Crueles, inescrupulosos, sanguinarios eran los ricos de Cartago. Amílcar Barca, el jefe de los ejércitos, era para Flaubert un digno representante de ellos. La soberbia, la tiranía de clase salta en la obra cuando Amílcar, apremiado por los sacerdotes de Moloch, debe entregar a Aníbal, su hijo, para que sea sacrificado en bien de la república asediada que se hunde.

Evadiendo su compromiso de cartaginés y jefe supremo, en su lugar, se lleva a rastras a un niño pequeño. Entonces, una sombra que se arrastra, un miserable esclavo de su casa, le dice sorpresivamente: “es mi hijo”, Amílcar, prepotente, impávido, desde la altura de su clase, le responde “con una mirada más fría y cortante que el hacha de un verdugo… y saltó por encima”.

Sólo a quien supiera, a quien sintiera muy hondo el desprecio, el odio de las clases privilegiadas por los infelices que viven y mueren trabajando para ellos, se le podía haber venido a las mientes una escena tan terrible. Una denuncia. Un desafío a las buenas conciencias de esa época y de la de nosotros. 

No por otras razones la Santa Sede condenó en 1864 a Salambó, incluyéndola en la Sagrada Congregación del Índice, en el Index Librorum Prohibitorum. 

Salambó es la hija que Amílcar Barca, el histórico, nunca tuvo. En la creación de Gustave Flaubert, puede representar el ansia de libertad que obsesiona a Matho, el esclavo libio que la mira hermosa, imponente, silenciosa, como si no existiera. Y la desea. Un sueño de los desdichados que la veían, un sueño de los que se anhela que se hagan realidad.

La idea de un futuro dichoso de los que venden su vida por dinero. Pero, también en el delirante encuentro fugaz del esclavo con ella, Gustave Flaubert defiende, osado y firme, la convicción profunda de que el amor y el sexo son hermosos, son arte, y de que la mujer es tan capaz y libre de ir a su encuentro como va Salambó, que entra arriesgándose al campamento de Matho.

Más aún, la mujer y su ansiada libertad es, en Flaubert, otra forma muy suya de atacar a la clase que aborrece: el carruaje de Emma Bovary y su amante que cruza por las calles de Rouen con las cortinillas corridas y la determinación de Salambó de poseer a Matho, el esclavo enemigo de su padre, en su propia tienda.

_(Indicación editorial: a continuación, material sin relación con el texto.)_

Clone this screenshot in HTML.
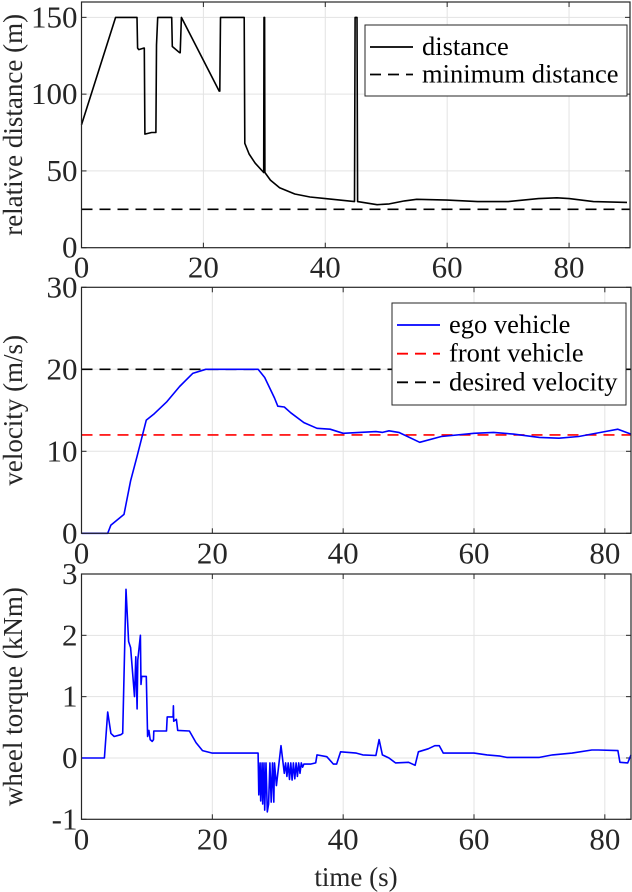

No erraba Flaubert; la pluma no lo arrastraba. Estaba plenamente consciente de lo que escribía y de las consecuencias que afrontaba. “Sí, me abroncarán —escribió en una carta el 17 de agosto de 1861 a su amigo Jules Duplan—, no lo dudes. Salambó primero molestará a los burgueses, es decir, a todo el mundo; segundo, crispará los nervios y el corazón a las personas sensibles; tercero, irritará a los arqueólogos; cuarto, parecerá ininteligible a las damas; quinto, me convertirá en un pederasta y antropófago. Esperemos”.